A. Municipal Intervention


The permanence of urban gardens is consistently in question. Often, rather than repeal or rewrite restrictive zoning ordinances to allow for urban agriculture, cities prefer to grant informal permission to community groups to create gardens on vacant lots. This structure is problematic because community groups have no legal recourse when the city decides to use the land for another purpose. In New York City Environmental Justice Alliance v. Giuliani, plaintiffs argued that “community gardens are highly beneficial to minority communities and that the elimination of gardens would therefore have an adverse impact on some aspects of the lives of the neighborhood residents.” Rejecting testimony that there were other available parcels suitable for development that would be less harmful to communities of color, the court held that the harm from eliminating the community garden was justified by the city's plan to “build new housing and foster urban renewal.” Here, as in the case of the Morning Glory Community Garden, the city prioritized other types of land use over urban agriculture.

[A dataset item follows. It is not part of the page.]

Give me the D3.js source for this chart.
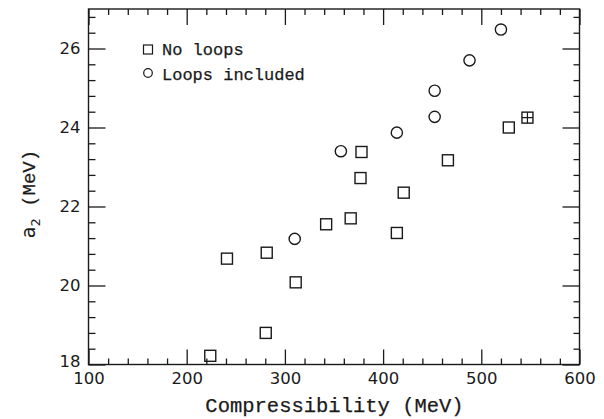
<!DOCTYPE html>
<html>
<head>
<meta charset="utf-8">
<script src="https://cdn.jsdelivr.net/npm/d3@7"></script>
<style>
  html, body { margin: 0; padding: 0; background: #fff; }
  svg { display: block; }
  .tick text { font-family: "DejaVu Sans", sans-serif; font-size: 16.5px; fill: #1a1a1a; }
  .tick line { stroke: #1a1a1a; stroke-width: 1.3px; }
  .title { font-family: "Liberation Mono", "DejaVu Sans Mono", monospace; fill: #1a1a1a; stroke: #1a1a1a; stroke-width: 0.25px; }
</style>
</head>
<body>
<script>
// Symmetry energy coefficient a2 versus nuclear compressibility
const noLoopsK  = [224, 241, 281.5, 280.5, 311, 342, 367, 414, 377, 378, 421, 466, 528];
const noLoopsA2 = [18.22, 20.68, 20.83, 18.8, 20.08, 21.55, 21.7, 21.33, 22.72, 23.38, 22.35, 23.17, 24.0];
const crossK    = [547];
const crossA2   = [24.25];
const loopsK    = [310, 357, 414, 452.5, 452.5, 488, 520];
const loopsA2   = [21.18, 23.4, 23.87, 24.27, 24.93, 25.7, 26.48];

const xMajor = [100, 200, 300, 400, 500, 600];
const xMinor = d3.range(100, 601, 20).filter(v => v % 100 !== 0);
const yMajor = [18, 20, 22, 24, 26];
const yMinor = d3.range(18, 27.01, 0.4).map(v => +v.toFixed(1)).filter(v => Math.abs(v / 2 - Math.round(v / 2)) > 1e-6);

const legendLabels = ["No loops", "Loops included"];
const xTitle = "Compressibility (MeV)";

const W = 604, H = 419;
const svg = d3.select("body").append("svg").attr("width", W).attr("height", H);

const x = d3.scaleLinear().domain([100, 600]).range([88.5, 579.5]);
const y = d3.scaleLinear().domain([18, 27]).range([364.5, 9]);

const ink = "#1a1a1a";

function axisGroup(axis, tx, ty) {
  const g = svg.append("g").attr("transform", `translate(${tx},${ty})`).call(axis);
  g.select(".domain").remove();
  return g;
}

// bottom axis: inward ticks with labels
axisGroup(d3.axisBottom(x).tickValues(xMajor).tickSize(-15).tickPadding(8).tickFormat(d3.format("d")), 0, y(18));
axisGroup(d3.axisBottom(x).tickValues(xMinor).tickSize(-6).tickFormat(""), 0, y(18));
// top axis: ticks only
axisGroup(d3.axisTop(x).tickValues(xMajor).tickSize(-16).tickFormat(""), 0, y(27));
axisGroup(d3.axisTop(x).tickValues(xMinor).tickSize(-6).tickFormat(""), 0, y(27));
// left axis
const gl = axisGroup(d3.axisLeft(y).tickValues(yMajor).tickSize(-17).tickPadding(8).tickFormat(d3.format("d")), x(100), 0);
axisGroup(d3.axisLeft(y).tickValues(yMinor).tickSize(-7).tickFormat(""), x(100), 0);
// right axis
axisGroup(d3.axisRight(y).tickValues(yMajor).tickSize(-17).tickFormat(""), x(600), 0);
axisGroup(d3.axisRight(y).tickValues(yMinor).tickSize(-6).tickFormat(""), x(600), 0);

// nudge the lowest y label up so it clears the corner
gl.selectAll(".tick").filter(d => d === 18).select("text").attr("dy", "0.1em");

// frame
svg.append("rect")
  .attr("x", x(100)).attr("y", y(27))
  .attr("width", x(600) - x(100)).attr("height", y(18) - y(27))
  .attr("fill", "none").attr("stroke", ink).attr("stroke-width", 1.4);

// markers
const S = 11; // square side
const R = 5.6; // circle radius

svg.append("g").selectAll("rect")
  .data(d3.zip(noLoopsK, noLoopsA2))
  .join("rect")
  .attr("x", d => x(d[0]) - S / 2).attr("y", d => y(d[1]) - S / 2)
  .attr("width", S).attr("height", S)
  .attr("fill", "none").attr("stroke", ink).attr("stroke-width", 1.4);

const cross = svg.append("g").selectAll("g")
  .data(d3.zip(crossK, crossA2))
  .join("g")
  .attr("transform", d => `translate(${x(d[0])},${y(d[1])})`);
cross.append("rect")
  .attr("x", -S / 2).attr("y", -S / 2).attr("width", S).attr("height", S)
  .attr("fill", "none").attr("stroke", ink).attr("stroke-width", 1.4);
cross.append("path")
  .attr("d", `M${-S / 2},0H${S / 2}M0,${-S / 2}V${S / 2}`)
  .attr("stroke", ink).attr("stroke-width", 1.2);

svg.append("g").selectAll("circle")
  .data(d3.zip(loopsK, loopsA2))
  .join("circle")
  .attr("cx", d => x(d[0])).attr("cy", d => y(d[1])).attr("r", R)
  .attr("fill", "none").attr("stroke", ink).attr("stroke-width", 1.4);

// legend
const lg = svg.append("g");
lg.append("rect").attr("x", 143.5).attr("y", 45).attr("width", 9).attr("height", 9)
  .attr("fill", "none").attr("stroke", ink).attr("stroke-width", 1.2);
lg.append("circle").attr("cx", 148).attr("cy", 73).attr("r", 4.3)
  .attr("fill", "none").attr("stroke", ink).attr("stroke-width", 1.2);
lg.selectAll("text")
  .data(legendLabels)
  .join("text")
  .attr("class", "title")
  .attr("x", 162).attr("y", (d, i) => 55 + i * 24.5)
  .attr("font-size", 17)
  .text(d => d);

// axis titles
svg.append("text")
  .attr("class", "title")
  .attr("x", (x(100) + x(600)) / 2 + 0.5).attr("y", 412)
  .attr("text-anchor", "middle")
  .attr("font-size", 20.5)
  .text(xTitle);

const yt = svg.append("text")
  .attr("class", "title")
  .attr("transform", `translate(35,194) rotate(-90)`)
  .attr("text-anchor", "middle")
  .attr("font-size", 19);
yt.append("tspan").attr("font-family", "DejaVu Sans, sans-serif").attr("stroke-width", 0).text("a");
yt.append("tspan").attr("font-family", "DejaVu Sans, sans-serif").attr("stroke-width", 0).attr("font-size", 13).attr("dy", 5).text("2");
yt.append("tspan").attr("dy", -5).text(" (MeV)");
</script>
</body>
</html>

Community gardeners seeking to secure land sometimes achieve this goal thorough the use of intermediaries, such as land trusts to clear title, or through typically impracticable measures such as adverse possession or implied dedication.

B. Land Grabs


Land grabs are “large-scale acquisition of agricultural, range, and forest lands by outside interests.” These acquisitions are occurring throughout the world, mainly in Africa and other parts of the “Global South.” Many tend to think of land grabs as happening mostly in developing countries, but it is happening in the United States with increasing frequency. Corporations in the United States are currently engaged in urban land grabs under the guise of eradicating the “food deserts.” The global recession is forcing food retailers, seeking profits in untapped markets, to focus on low-income urban communities.

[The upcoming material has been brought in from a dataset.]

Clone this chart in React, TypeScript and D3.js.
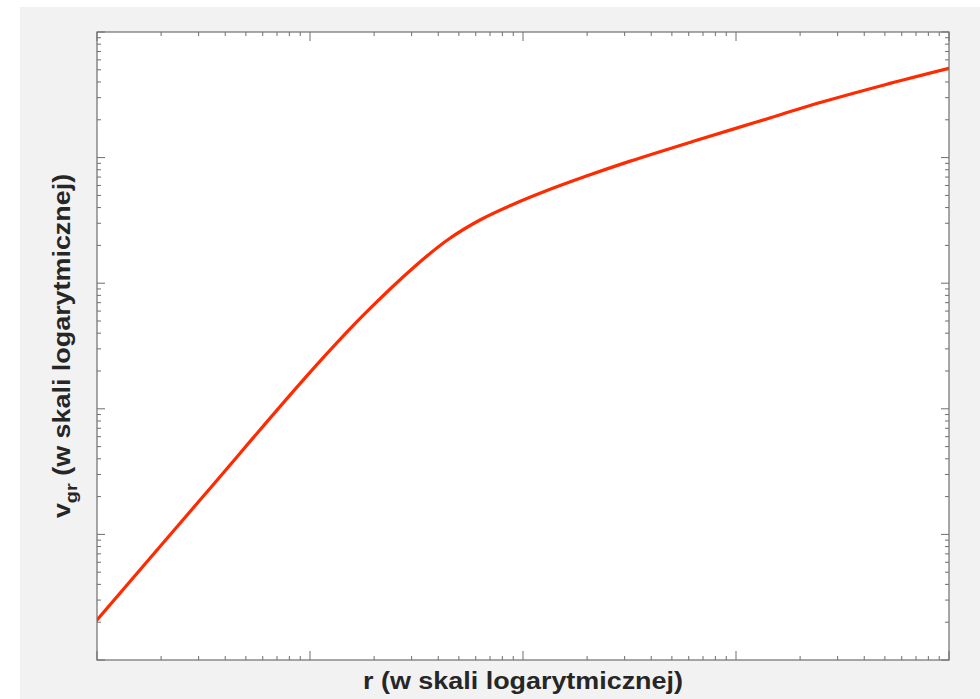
import React from "react";
import * as d3 from "d3";

// Curve (log-log): radius r and rotation speed v_gr
const radius = [1, 3.16, 10, 17.8, 31.6, 44.7, 63.1, 89.1, 126, 200, 316, 631, 1259, 2512, 5012, 10000];
const speed = [2.08, 20.2, 195, 556, 1396, 2239, 3199, 4217, 5370, 7161, 9333, 13490, 19275, 27542, 38019, 51286];

const xDomain = [1, 10000];
const yDomain = [1, 100000];

const xLabel = "r (w skali logarytmicznej)";
const yLabelMain = "v";
const yLabelSub = "gr";
const yLabelRest = " (w skali logarytmicznej)";

const W = 980;
const H = 699;
const M = { left: 97, right: 949, top: 32, bottom: 660 };

export default function App() {
  const x = d3.scaleLog().domain(xDomain).range([M.left, M.right]);
  const y = d3.scaleLog().domain(yDomain).range([M.bottom, M.top]);
  const xt = x.ticks();
  const yt = y.ticks();
  const isMajor = (v: number) => Math.abs(Math.log10(v) - Math.round(Math.log10(v))) < 1e-9;
  const pts = radius.map((r, i) => [r, speed[i]] as [number, number]);
  const line = d3
    .line<[number, number]>()
    .x((d) => x(d[0]))
    .y((d) => y(d[1]))
    .curve(d3.curveCatmullRom.alpha(0.5));
  const axisColor = "#6e6e6e";
  const font = "'Liberation Sans', Arial, Helvetica, sans-serif";
  const sx = 1.17;
  return (
    <svg
      width={W}
      height={H}
      style={{ position: "absolute", left: 0, top: 0, background: "#fff" }}
    >
      <rect x={20} y={7} width={W - 20} height={H - 7} fill="#f2f2f2" />
      <rect x={M.left} y={M.top} width={M.right - M.left} height={M.bottom - M.top} fill="#fff" />
      <defs>
        <clipPath id="plotclip">
          <rect x={M.left} y={M.top} width={M.right - M.left} height={M.bottom - M.top} />
        </clipPath>
      </defs>
      <path
        d={line(pts) || ""}
        fill="none"
        stroke="#ff2a00"
        strokeWidth={3.2}
        strokeLinecap="round"
        strokeLinejoin="round"
        clipPath="url(#plotclip)"
      />
      {xt.map((t, i) => {
        const len = isMajor(t) ? 9 : 4;
        const px = x(t);
        return (
          <g key={"x" + i} stroke={axisColor} strokeWidth={1}>
            <line x1={px} x2={px} y1={M.bottom} y2={M.bottom - len} />
            <line x1={px} x2={px} y1={M.top} y2={M.top + len} />
          </g>
        );
      })}
      {yt.map((t, i) => {
        const len = isMajor(t) ? 8 : 4;
        const py = y(t);
        return (
          <g key={"y" + i} stroke={axisColor} strokeWidth={1}>
            <line x1={M.left} x2={M.left + len} y1={py} y2={py} />
            <line x1={M.right} x2={M.right - len} y1={py} y2={py} />
          </g>
        );
      })}
      <rect
        x={M.left}
        y={M.top}
        width={M.right - M.left}
        height={M.bottom - M.top}
        fill="none"
        stroke={axisColor}
        strokeWidth={1.2}
      />
      <text
        transform={`translate(${(M.left + M.right) / 2}, 689) scale(${sx}, 1)`}
        textAnchor="middle"
        fontFamily={font}
        fontWeight="bold"
        fontSize={23}
        fill="#262626"
      >
        {xLabel}
      </text>
      <text
        transform={`translate(70, ${(M.top + M.bottom) / 2}) rotate(-90) scale(${sx}, 1)`}
        textAnchor="middle"
        fontFamily={font}
        fontWeight="bold"
        fontSize={23}
        fill="#262626"
      >
        <tspan>{yLabelMain}</tspan>
        <tspan dy={7} fontSize={17}>{yLabelSub}</tspan>
        <tspan dy={-7}>{yLabelRest}</tspan>
      </text>
    </svg>
  );
}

The poor and hungry do not benefit from these large-scale land acquisitions. According to one researcher, “[l]and grabs, which aim at 20 percent profits for investors, are all about financial speculation.” Accordingly, “this is why land grabbing is completely incompatible with food security; food production--or any other legitimate economic activity--can only bring profits of 3-5 percent. Land grabbing simply enhances the commodification of agriculture whose sole purpose is the over-remuneration of speculation capital.” These land grabs take money out of the community and put it into the hands of corporations. Recent government incentives to offer healthy food are providing large entitlements to corporate grocers, such as Wal-Mart to open stores in the inner city.

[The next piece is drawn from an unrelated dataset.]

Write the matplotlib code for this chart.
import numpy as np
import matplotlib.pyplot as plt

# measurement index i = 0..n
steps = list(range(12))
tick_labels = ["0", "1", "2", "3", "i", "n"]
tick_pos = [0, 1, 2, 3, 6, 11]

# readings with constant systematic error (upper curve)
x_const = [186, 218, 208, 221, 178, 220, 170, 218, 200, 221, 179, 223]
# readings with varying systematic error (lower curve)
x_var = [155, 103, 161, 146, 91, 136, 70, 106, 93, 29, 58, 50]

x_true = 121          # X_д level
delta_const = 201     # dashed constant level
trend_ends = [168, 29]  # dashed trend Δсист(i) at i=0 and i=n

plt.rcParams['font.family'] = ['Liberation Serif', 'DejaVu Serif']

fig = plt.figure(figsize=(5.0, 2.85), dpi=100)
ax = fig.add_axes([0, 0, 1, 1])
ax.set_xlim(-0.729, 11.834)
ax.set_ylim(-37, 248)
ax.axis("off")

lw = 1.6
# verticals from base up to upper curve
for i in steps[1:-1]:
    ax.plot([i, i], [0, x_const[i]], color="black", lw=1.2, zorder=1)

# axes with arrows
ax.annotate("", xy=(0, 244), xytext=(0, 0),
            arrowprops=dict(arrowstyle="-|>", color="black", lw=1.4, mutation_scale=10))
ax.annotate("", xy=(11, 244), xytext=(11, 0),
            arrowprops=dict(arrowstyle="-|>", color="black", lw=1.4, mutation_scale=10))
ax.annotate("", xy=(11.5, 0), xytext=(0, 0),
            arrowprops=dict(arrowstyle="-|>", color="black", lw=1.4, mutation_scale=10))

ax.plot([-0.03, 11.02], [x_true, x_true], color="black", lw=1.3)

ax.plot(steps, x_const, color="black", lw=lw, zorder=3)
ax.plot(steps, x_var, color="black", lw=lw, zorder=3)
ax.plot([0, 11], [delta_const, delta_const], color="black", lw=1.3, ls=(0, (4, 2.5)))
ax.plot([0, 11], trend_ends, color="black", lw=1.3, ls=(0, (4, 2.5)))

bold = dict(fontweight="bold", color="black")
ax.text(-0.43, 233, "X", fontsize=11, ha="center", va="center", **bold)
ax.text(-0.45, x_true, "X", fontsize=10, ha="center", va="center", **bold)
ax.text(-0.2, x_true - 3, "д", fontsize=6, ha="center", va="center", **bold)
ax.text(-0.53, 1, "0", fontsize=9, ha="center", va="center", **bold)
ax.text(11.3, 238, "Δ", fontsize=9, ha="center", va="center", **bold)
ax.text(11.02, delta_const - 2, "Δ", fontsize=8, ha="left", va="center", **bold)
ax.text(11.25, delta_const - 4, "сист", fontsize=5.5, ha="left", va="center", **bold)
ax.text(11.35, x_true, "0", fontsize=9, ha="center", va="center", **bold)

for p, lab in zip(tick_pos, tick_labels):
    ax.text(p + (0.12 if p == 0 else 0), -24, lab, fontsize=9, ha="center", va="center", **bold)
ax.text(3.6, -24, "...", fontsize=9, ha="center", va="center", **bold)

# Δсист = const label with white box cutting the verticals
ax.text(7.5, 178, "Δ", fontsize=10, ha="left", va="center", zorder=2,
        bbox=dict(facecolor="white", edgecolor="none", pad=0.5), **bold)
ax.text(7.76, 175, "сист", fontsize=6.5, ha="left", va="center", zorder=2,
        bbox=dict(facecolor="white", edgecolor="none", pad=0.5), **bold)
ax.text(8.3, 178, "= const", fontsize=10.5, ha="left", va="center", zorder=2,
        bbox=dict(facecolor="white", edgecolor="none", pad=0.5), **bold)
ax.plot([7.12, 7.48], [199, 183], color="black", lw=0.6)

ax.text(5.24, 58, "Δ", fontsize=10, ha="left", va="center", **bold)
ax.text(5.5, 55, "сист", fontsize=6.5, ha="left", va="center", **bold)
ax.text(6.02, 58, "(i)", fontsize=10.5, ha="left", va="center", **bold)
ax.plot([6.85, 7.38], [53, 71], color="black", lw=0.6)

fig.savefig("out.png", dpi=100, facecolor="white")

Global corporations, such as Wal-Mart and Kroger, see an opportunity to “capture public entitlements” by stating an intention to address the “food desert” problem. These urban land grabs, however, “contradict the food justice movement's vision for a just, sustainable, and democratic food system,” and they do not take history into account. History reminds us that many of the same corporations have previously opened stores in our nation's low-income, inner cities and then abandoned them, taking community resources out of the community with them. One such situation occurred in West Oakland, when the grocer Foods Co. entered the community, acquired land, opened a store, and closed its doors soon after, taking with it funding and local investment. Even though funding initiatives, such as the U.S. Department of Health and Human Services' Healthy Food Financing, are intended to support local food projects in practice, large corporations are beating out food justice advocates because they have the necessary capital to set up their stores quickly. Since there is no system in place to favor community-owned food projects, corporations are displacing local economies with the new urban land grab trend. While the corporate stores might meet some food access needs, this undemocratic development process will likely reduce green space, decrease community investment in urban areas, and further decrease food autonomy.